→ Supplied information
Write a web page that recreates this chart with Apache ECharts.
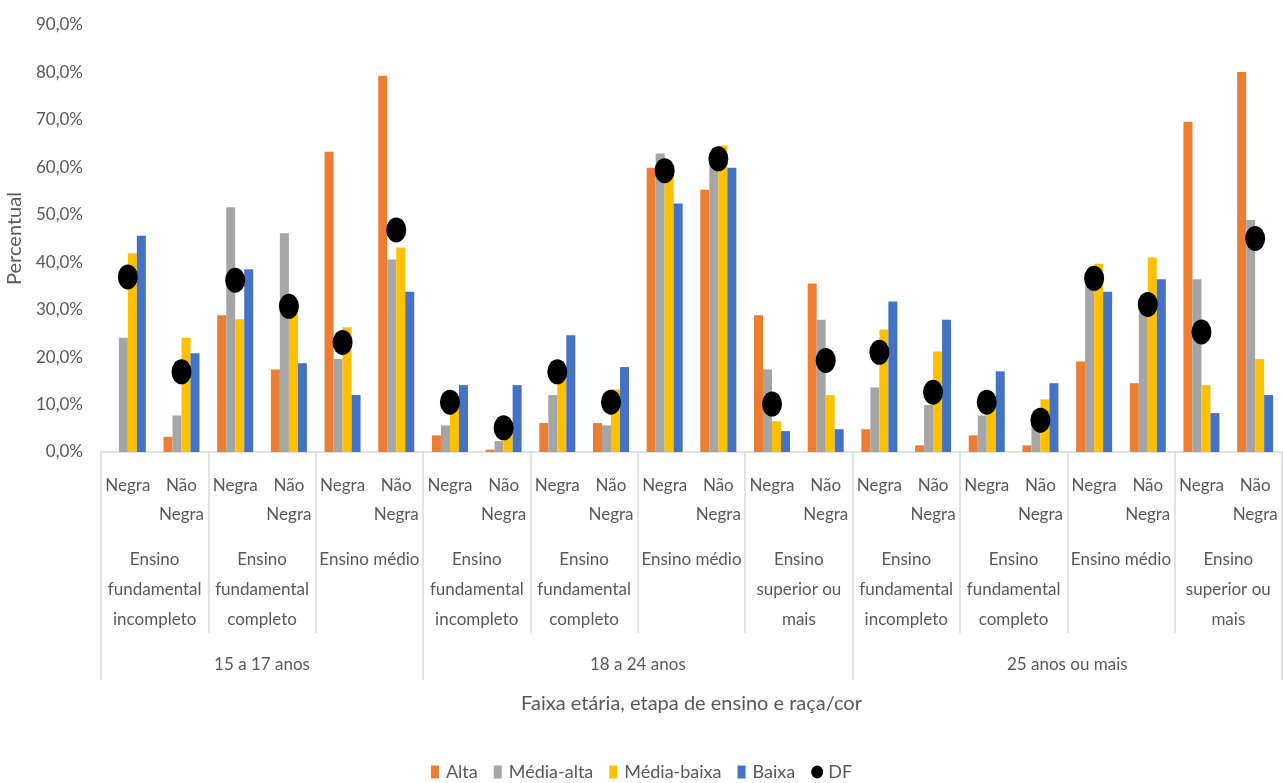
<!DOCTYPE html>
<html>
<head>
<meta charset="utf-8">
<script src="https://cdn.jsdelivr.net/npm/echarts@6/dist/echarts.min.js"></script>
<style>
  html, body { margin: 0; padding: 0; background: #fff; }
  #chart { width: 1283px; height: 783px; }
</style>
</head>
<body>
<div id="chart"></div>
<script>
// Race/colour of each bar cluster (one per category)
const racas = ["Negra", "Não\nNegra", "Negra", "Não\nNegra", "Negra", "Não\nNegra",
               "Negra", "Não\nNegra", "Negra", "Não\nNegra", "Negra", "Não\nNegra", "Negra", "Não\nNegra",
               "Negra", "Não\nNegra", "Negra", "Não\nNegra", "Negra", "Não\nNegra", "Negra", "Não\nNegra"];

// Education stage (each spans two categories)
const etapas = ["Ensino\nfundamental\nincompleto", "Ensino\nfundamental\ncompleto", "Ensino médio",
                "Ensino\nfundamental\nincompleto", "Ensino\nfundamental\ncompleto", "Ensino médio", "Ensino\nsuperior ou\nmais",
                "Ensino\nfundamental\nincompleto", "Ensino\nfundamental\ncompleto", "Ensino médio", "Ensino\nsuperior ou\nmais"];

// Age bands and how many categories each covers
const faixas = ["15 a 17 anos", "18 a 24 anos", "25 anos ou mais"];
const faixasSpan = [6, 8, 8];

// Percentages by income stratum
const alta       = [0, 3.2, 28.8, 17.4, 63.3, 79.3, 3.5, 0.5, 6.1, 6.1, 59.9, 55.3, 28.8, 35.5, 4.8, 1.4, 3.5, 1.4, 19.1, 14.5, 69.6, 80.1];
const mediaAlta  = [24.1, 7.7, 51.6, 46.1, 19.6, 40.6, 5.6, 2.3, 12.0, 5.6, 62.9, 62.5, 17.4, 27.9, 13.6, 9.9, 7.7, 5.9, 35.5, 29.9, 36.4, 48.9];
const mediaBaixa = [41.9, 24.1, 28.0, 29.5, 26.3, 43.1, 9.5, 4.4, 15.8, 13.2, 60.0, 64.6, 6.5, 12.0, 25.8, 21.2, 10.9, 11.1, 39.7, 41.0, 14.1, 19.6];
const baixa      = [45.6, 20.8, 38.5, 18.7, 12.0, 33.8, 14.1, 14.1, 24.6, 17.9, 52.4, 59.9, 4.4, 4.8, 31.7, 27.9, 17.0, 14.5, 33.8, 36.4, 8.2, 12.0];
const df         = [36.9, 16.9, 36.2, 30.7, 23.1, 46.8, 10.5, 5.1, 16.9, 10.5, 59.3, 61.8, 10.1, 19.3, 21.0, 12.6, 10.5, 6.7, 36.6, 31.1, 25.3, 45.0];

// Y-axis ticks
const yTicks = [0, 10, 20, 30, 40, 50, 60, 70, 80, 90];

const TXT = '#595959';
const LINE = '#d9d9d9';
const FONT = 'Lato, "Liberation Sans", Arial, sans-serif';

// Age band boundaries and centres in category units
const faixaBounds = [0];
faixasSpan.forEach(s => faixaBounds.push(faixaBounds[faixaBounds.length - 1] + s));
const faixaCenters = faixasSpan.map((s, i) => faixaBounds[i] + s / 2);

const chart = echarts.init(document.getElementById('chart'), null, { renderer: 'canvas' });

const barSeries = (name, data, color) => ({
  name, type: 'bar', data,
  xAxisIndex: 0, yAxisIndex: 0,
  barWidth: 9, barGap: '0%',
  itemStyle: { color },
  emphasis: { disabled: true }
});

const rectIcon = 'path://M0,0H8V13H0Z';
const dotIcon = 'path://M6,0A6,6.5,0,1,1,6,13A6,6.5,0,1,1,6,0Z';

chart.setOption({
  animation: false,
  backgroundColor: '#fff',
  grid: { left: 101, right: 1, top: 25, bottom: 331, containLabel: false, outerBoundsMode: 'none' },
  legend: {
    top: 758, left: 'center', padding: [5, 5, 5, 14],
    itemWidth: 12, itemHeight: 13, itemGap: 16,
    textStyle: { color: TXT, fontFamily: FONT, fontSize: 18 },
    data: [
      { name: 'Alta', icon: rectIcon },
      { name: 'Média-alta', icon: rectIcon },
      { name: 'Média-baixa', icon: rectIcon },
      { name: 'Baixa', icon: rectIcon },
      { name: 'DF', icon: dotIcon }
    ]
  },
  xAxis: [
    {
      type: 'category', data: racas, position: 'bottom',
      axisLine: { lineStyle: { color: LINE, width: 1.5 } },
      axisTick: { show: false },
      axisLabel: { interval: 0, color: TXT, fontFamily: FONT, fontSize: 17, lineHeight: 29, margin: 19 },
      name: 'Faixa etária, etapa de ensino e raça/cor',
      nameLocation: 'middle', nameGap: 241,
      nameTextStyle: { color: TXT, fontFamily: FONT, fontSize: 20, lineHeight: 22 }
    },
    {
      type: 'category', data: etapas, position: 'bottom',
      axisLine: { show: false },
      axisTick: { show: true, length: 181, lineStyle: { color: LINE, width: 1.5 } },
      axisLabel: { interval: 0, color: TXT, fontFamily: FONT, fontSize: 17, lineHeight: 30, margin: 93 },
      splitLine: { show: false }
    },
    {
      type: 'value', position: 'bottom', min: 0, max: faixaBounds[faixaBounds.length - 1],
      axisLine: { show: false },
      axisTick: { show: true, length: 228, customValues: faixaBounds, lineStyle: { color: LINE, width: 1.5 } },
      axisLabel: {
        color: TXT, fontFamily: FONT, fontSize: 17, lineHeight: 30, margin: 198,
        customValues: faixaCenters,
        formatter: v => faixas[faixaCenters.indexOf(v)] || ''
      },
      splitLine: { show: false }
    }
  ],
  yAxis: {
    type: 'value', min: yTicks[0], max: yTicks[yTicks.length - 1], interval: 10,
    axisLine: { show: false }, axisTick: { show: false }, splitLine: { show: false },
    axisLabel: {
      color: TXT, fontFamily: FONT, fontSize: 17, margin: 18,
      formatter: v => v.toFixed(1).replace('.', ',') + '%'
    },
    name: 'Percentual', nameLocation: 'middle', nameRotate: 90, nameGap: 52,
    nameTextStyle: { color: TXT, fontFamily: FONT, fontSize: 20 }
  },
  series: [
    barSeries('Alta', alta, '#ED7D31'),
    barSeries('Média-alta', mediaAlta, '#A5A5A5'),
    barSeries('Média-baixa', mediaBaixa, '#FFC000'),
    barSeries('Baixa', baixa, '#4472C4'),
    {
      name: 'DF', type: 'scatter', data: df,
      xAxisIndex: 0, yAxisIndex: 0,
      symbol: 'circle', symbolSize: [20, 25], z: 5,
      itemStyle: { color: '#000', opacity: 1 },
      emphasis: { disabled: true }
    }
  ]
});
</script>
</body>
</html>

→ Task details
Repeat only what lies between the start of the data and the end of the line containing "const faixasSpan = [6, 8, 8];", exactly, with pictures left out.

→ Output below
Write a web page that recreates this chart with Apache ECharts.
<!DOCTYPE html>
<html>
<head>
<meta charset="utf-8">
<script src="https://cdn.jsdelivr.net/npm/echarts@6/dist/echarts.min.js"></script>
<style>
  html, body { margin: 0; padding: 0; background: #fff; }
  #chart { width: 1283px; height: 783px; }
</style>
</head>
<body>
<div id="chart"></div>
<script>
// Race/colour of each bar cluster (one per category)
const racas = ["Negra", "Não\nNegra", "Negra", "Não\nNegra", "Negra", "Não\nNegra",
               "Negra", "Não\nNegra", "Negra", "Não\nNegra", "Negra", "Não\nNegra", "Negra", "Não\nNegra",
               "Negra", "Não\nNegra", "Negra", "Não\nNegra", "Negra", "Não\nNegra", "Negra", "Não\nNegra"];

// Education stage (each spans two categories)
const etapas = ["Ensino\nfundamental\nincompleto", "Ensino\nfundamental\ncompleto", "Ensino médio",
                "Ensino\nfundamental\nincompleto", "Ensino\nfundamental\ncompleto", "Ensino médio", "Ensino\nsuperior ou\nmais",
                "Ensino\nfundamental\nincompleto", "Ensino\nfundamental\ncompleto", "Ensino médio", "Ensino\nsuperior ou\nmais"];

// Age bands and how many categories each covers
const faixas = ["15 a 17 anos", "18 a 24 anos", "25 anos ou mais"];
const faixasSpan = [6, 8, 8];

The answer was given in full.